# Court Upholds Missouri Trooper Firing



## kwflatbed (Dec 29, 2004)

*PETER SHINKLE*
_St. Louis Post-Dispatch_










A state appeals court has upheld the firing of a Missouri state trooper for his role in the case of Florissant police officer convicted of conspiring to make a false arrest of a woman.

The Missouri Court of Appeals upheld the termination of 19-year veteran Trooper Charles L. Pleasant, finding that he deserved it for failing to report suspicious comments by the Florissant officer. The ruling on Tuesday reversed a lower court order that had reinstated the trooper.

Pleasant said on Wednesday he was considering an appeal.
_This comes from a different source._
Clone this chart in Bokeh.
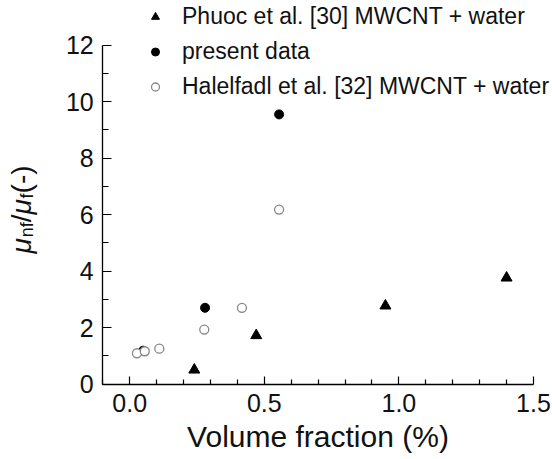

The former Florissant officer, James Cox, pleaded guilty in 2004 of conspiring with St. Louis developer William S. Stallings to make two bogus arrests of Stallings' former girlfriend, Christine Lambert. Cox resigned and was sentenced to 14 months in prison.

In a series of calls, Cox asked Pleasant to make one of the arrests. Cox said the target was likely to have drugs and called her a "meth whore," the court said. In the third call, Cox referred to planting drugs by saying, "Can we make sure she's got drugs on her when she's stopped?"

Pleasant responded, "We don't do that (expletive)," the court said. He later told investigators he thought Cox was joking.

Even so, the court decided Tuesday to uphold Pleasant's firing, saying it would not overrule a Highway Patrol board that found Pleasant's own reply showed he did not take Cox's comment as a joke and ought to have reported it.

Pleasant passed Cox's information about the possible drug suspect to another trooper, who stopped the car identified by Cox one day in February 2004. As part of a sting, it was an FBI agent driving, not Lambert, and no drugs were found, the court said.


----------